__Exercise__.
Retype only what runs from the beginning of the data through the line with "const yTicks = [100, 150, 200, 250, 300, 350];"; please omit the pictures and keep every line exact.

########

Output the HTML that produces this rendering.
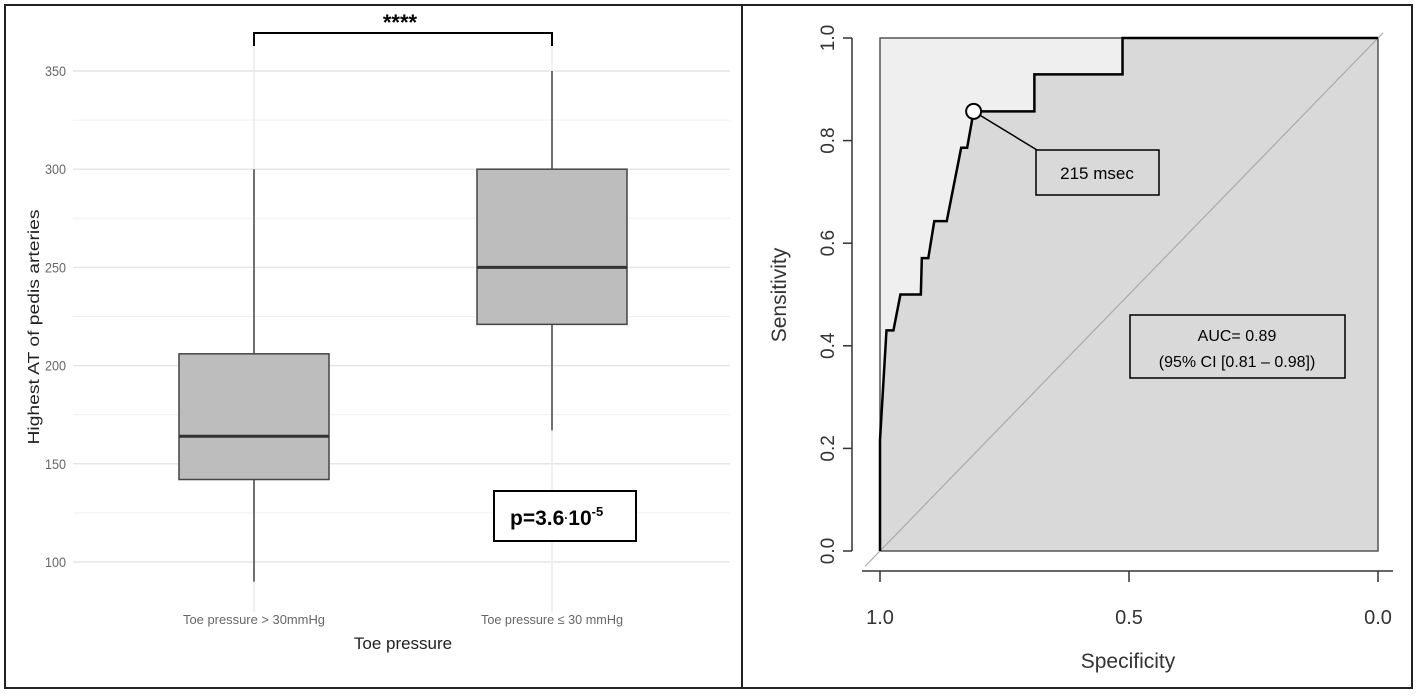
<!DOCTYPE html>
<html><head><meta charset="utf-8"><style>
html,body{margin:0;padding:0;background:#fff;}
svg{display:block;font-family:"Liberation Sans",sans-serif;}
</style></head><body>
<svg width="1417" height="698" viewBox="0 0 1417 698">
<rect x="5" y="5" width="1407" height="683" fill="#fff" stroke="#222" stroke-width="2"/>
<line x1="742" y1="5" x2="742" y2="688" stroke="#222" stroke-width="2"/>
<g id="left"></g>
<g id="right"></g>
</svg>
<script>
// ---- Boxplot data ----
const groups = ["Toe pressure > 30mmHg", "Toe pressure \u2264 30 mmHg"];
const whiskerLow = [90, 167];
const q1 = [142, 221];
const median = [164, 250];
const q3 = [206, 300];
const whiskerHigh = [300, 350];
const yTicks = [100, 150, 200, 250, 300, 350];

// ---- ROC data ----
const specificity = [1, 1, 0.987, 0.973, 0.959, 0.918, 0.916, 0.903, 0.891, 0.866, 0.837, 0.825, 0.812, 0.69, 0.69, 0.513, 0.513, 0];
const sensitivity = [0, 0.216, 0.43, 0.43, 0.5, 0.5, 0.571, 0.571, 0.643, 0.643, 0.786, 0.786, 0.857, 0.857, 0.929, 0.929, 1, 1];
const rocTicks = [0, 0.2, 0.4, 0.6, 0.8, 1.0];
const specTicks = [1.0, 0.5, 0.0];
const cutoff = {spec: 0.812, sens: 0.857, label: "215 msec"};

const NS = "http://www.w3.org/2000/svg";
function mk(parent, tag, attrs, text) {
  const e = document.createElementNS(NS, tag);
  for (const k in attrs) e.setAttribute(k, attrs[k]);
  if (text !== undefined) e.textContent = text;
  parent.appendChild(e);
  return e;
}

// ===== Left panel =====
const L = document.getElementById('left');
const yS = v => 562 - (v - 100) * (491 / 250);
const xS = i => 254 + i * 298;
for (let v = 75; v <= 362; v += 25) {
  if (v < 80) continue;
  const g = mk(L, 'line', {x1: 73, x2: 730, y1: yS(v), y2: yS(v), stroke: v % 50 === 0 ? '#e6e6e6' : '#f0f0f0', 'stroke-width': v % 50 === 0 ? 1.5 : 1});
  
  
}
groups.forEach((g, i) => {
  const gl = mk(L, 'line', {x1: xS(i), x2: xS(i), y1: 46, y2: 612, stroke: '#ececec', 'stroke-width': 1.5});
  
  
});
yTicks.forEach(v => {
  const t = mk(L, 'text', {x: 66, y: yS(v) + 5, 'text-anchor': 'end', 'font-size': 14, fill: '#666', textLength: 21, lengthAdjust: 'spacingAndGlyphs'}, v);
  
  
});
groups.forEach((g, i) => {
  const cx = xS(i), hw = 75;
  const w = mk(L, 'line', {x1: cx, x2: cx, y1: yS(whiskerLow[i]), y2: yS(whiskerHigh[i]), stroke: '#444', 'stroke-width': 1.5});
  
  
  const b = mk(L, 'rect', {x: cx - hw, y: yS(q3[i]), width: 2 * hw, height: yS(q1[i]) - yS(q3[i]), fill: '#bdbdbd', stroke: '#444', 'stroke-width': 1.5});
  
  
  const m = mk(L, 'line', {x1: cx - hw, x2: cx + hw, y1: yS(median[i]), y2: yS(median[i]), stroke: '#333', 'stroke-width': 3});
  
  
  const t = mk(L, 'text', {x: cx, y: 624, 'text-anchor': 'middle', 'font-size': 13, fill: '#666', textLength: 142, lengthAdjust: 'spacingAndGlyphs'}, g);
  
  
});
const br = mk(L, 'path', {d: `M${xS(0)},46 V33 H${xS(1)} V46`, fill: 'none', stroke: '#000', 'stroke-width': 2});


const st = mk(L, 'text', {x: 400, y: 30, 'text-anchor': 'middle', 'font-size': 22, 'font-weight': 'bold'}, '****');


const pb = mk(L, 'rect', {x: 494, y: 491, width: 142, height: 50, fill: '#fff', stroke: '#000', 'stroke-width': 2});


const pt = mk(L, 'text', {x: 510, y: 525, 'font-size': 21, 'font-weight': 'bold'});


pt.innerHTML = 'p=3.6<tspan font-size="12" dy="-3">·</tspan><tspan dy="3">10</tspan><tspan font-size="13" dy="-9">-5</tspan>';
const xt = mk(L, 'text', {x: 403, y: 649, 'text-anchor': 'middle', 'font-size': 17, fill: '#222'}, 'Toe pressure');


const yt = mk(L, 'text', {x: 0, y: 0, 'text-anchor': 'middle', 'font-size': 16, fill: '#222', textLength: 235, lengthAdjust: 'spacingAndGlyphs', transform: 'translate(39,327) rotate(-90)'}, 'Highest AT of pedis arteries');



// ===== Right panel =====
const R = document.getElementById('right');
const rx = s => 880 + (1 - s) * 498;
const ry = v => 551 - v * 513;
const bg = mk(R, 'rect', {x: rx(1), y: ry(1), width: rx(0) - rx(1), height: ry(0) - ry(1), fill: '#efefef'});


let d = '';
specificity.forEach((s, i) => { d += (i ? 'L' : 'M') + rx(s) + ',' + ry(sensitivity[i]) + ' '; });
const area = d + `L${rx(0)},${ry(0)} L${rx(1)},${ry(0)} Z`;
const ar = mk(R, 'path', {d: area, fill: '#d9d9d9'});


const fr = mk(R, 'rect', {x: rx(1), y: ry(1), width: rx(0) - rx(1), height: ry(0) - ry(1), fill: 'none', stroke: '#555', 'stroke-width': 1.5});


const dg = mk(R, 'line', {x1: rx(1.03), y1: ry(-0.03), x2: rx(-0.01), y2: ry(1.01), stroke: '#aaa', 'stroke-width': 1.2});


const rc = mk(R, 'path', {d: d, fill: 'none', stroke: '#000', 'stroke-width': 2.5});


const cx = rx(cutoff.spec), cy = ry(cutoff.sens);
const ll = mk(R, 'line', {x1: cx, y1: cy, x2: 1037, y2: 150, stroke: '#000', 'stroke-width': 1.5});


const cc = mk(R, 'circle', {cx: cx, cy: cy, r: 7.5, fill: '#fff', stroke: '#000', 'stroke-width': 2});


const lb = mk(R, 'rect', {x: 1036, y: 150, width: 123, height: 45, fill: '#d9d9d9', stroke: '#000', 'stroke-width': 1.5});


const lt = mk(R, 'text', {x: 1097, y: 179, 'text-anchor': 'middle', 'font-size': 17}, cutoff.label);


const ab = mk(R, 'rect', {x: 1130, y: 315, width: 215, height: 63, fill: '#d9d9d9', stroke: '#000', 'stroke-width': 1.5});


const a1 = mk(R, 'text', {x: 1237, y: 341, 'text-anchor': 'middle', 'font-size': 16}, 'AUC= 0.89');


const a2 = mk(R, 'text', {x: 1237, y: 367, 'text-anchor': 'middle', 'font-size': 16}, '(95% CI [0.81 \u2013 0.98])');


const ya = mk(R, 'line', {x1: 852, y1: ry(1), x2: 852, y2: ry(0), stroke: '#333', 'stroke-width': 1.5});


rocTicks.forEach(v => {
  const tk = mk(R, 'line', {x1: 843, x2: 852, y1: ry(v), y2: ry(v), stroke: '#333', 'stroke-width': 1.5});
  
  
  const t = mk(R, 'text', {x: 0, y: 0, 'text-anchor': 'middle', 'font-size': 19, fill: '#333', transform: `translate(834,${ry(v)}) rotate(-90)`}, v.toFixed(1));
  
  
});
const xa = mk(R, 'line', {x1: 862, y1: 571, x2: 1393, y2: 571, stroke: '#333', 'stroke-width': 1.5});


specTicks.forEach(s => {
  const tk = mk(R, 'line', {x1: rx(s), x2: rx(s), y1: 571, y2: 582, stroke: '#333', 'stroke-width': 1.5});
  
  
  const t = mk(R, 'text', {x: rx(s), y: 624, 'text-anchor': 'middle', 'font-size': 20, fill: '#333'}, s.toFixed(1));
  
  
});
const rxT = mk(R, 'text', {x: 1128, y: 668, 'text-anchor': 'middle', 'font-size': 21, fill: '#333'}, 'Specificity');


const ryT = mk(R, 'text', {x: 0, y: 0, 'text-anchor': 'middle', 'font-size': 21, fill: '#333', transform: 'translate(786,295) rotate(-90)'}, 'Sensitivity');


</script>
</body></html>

########

__Result for this task__.
Output the HTML that produces this rendering.
<!DOCTYPE html>
<html><head><meta charset="utf-8"><style>
html,body{margin:0;padding:0;background:#fff;}
svg{display:block;font-family:"Liberation Sans",sans-serif;}
</style></head><body>
<svg width="1417" height="698" viewBox="0 0 1417 698">
<rect x="5" y="5" width="1407" height="683" fill="#fff" stroke="#222" stroke-width="2"/>
<line x1="742" y1="5" x2="742" y2="688" stroke="#222" stroke-width="2"/>
<g id="left"></g>
<g id="right"></g>
</svg>
<script>
// ---- Boxplot data ----
const groups = ["Toe pressure > 30mmHg", "Toe pressure \u2264 30 mmHg"];
const whiskerLow = [90, 167];
const q1 = [142, 221];
const median = [164, 250];
const q3 = [206, 300];
const whiskerHigh = [300, 350];
const yTicks = [100, 150, 200, 250, 300, 350];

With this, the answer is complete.